Locate all lines with the word "this" and copy them out.

+++ DATA SHOWN +++

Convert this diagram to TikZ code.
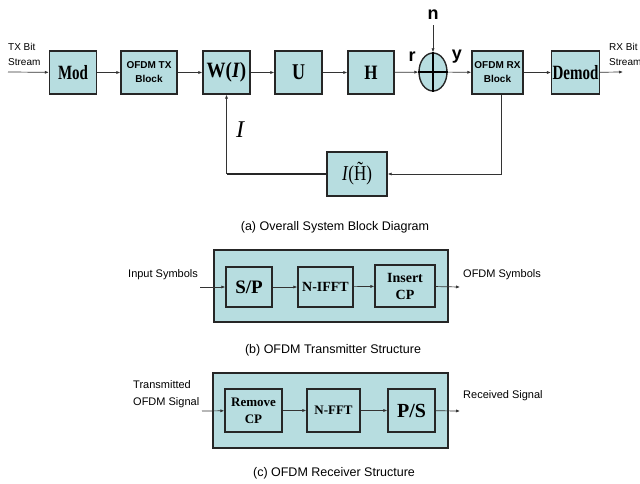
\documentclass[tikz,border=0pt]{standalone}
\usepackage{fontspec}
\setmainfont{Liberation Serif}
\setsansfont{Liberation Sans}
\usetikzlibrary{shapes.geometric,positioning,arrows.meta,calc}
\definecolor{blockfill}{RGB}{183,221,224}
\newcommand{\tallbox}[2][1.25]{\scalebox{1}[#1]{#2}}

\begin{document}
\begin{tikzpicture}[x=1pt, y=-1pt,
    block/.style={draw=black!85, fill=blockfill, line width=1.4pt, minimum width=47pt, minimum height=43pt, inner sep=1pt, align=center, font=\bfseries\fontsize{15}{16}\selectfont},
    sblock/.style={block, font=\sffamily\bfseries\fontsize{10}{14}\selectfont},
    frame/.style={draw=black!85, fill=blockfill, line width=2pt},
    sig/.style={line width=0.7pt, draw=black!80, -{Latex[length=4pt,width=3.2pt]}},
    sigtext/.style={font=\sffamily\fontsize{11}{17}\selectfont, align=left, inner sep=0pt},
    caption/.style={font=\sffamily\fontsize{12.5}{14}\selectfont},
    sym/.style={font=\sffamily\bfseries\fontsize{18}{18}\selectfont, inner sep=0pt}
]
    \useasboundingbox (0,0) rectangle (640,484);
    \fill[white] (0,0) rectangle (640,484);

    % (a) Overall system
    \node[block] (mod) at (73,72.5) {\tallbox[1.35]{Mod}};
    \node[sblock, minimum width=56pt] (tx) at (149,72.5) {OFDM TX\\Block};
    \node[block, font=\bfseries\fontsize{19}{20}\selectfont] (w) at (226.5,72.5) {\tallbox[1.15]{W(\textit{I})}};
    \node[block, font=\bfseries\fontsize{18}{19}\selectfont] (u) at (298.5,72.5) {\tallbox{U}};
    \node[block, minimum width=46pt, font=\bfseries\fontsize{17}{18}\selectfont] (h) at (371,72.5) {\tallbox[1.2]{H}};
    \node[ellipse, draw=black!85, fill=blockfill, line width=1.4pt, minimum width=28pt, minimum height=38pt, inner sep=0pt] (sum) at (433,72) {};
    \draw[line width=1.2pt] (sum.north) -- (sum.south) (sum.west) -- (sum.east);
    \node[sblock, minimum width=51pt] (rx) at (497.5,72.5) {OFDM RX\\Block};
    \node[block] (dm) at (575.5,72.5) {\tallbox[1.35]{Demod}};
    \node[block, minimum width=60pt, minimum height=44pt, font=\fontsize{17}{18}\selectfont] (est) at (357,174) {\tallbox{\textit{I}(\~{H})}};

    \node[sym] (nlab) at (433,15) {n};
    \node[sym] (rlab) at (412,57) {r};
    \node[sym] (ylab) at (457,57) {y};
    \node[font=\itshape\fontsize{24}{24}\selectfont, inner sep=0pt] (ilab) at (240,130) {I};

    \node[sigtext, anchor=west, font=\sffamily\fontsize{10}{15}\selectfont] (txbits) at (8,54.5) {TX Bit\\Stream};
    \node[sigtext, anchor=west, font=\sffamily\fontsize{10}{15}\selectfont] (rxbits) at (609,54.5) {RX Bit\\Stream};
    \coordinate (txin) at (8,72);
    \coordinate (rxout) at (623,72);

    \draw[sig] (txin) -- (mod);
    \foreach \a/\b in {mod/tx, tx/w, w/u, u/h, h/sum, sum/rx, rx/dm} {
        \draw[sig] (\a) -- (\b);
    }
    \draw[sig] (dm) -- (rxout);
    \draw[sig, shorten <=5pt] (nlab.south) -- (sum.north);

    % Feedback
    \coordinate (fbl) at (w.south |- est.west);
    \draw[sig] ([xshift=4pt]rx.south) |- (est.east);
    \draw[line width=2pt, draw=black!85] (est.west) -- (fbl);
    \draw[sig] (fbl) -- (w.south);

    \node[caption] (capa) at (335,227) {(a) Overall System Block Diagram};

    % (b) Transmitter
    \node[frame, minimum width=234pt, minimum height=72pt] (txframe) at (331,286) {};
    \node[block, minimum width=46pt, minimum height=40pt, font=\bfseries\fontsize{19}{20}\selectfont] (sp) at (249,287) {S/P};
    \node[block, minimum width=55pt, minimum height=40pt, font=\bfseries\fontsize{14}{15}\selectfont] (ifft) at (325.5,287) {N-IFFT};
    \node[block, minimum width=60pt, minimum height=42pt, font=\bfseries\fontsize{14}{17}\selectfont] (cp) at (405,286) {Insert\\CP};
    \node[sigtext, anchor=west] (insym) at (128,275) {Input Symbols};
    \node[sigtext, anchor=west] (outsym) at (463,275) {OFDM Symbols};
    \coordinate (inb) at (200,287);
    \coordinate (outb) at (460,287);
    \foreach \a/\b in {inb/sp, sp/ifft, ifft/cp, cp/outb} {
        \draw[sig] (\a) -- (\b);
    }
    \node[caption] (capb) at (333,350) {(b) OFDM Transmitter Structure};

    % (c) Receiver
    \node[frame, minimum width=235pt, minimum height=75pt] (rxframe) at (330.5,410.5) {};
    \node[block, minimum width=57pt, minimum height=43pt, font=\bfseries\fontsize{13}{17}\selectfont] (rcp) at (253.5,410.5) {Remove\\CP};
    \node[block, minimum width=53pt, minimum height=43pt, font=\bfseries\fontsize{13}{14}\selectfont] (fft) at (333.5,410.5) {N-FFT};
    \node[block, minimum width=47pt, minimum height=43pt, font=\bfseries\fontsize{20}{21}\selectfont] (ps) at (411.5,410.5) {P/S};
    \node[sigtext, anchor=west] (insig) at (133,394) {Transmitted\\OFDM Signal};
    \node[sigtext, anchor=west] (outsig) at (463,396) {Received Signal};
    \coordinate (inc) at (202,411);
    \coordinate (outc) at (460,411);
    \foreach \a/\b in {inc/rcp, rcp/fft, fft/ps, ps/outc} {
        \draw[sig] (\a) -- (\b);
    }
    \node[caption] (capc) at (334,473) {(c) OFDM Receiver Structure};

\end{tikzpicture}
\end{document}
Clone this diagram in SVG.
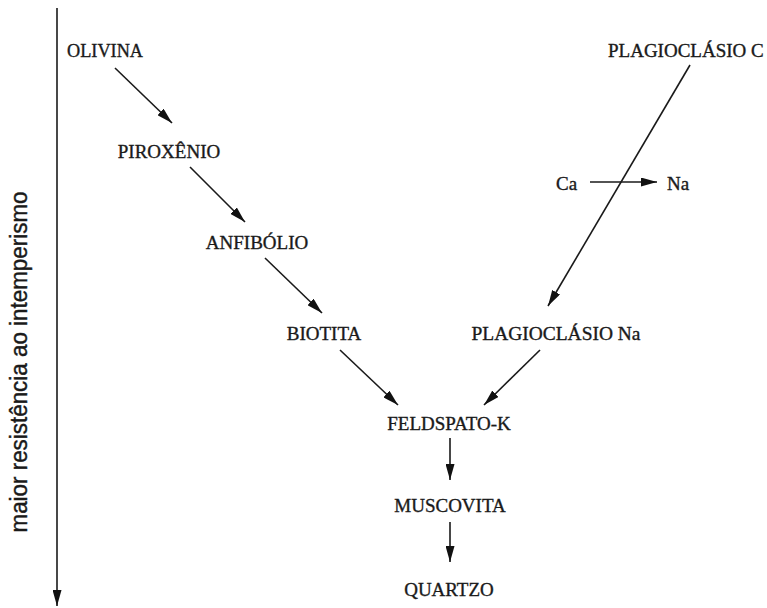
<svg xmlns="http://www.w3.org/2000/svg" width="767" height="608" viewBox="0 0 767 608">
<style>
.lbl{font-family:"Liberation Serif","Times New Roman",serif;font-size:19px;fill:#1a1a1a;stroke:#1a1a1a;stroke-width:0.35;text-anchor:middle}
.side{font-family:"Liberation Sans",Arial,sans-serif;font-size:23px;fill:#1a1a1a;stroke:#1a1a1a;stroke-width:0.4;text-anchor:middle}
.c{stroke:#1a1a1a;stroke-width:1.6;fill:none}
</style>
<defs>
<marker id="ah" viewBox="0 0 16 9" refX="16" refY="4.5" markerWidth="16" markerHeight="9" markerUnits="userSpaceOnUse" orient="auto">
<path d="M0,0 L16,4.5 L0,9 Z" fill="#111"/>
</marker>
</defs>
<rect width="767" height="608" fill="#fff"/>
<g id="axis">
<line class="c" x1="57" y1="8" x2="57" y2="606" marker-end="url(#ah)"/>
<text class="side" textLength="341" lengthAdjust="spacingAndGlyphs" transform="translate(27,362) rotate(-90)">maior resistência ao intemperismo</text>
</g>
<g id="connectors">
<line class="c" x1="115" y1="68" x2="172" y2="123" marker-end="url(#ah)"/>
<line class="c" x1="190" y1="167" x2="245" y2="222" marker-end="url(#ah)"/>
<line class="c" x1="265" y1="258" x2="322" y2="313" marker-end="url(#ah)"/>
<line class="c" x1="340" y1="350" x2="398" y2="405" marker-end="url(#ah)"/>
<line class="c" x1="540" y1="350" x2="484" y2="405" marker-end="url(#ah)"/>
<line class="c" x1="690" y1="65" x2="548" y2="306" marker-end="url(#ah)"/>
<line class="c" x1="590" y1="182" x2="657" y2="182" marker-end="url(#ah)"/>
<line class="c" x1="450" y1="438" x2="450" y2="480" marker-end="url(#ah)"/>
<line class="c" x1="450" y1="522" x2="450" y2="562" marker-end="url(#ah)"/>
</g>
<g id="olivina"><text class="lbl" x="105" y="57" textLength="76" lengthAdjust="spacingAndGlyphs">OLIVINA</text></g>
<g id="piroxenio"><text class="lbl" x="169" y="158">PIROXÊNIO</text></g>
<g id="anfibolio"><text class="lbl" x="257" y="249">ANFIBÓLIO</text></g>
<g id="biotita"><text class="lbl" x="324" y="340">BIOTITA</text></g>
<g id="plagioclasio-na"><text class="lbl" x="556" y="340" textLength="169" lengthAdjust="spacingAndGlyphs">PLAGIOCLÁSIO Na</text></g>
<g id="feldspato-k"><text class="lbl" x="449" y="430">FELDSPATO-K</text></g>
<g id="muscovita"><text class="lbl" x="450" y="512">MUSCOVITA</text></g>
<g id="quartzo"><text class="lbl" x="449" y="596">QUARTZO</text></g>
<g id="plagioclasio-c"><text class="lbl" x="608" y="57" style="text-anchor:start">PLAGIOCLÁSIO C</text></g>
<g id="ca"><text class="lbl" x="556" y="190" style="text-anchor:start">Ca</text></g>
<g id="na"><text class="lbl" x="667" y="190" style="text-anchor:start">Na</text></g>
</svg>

+++

→ **PROBLEM SOLUTION**
Convert this diagram to TikZ code.
Clone this diagram in SVG.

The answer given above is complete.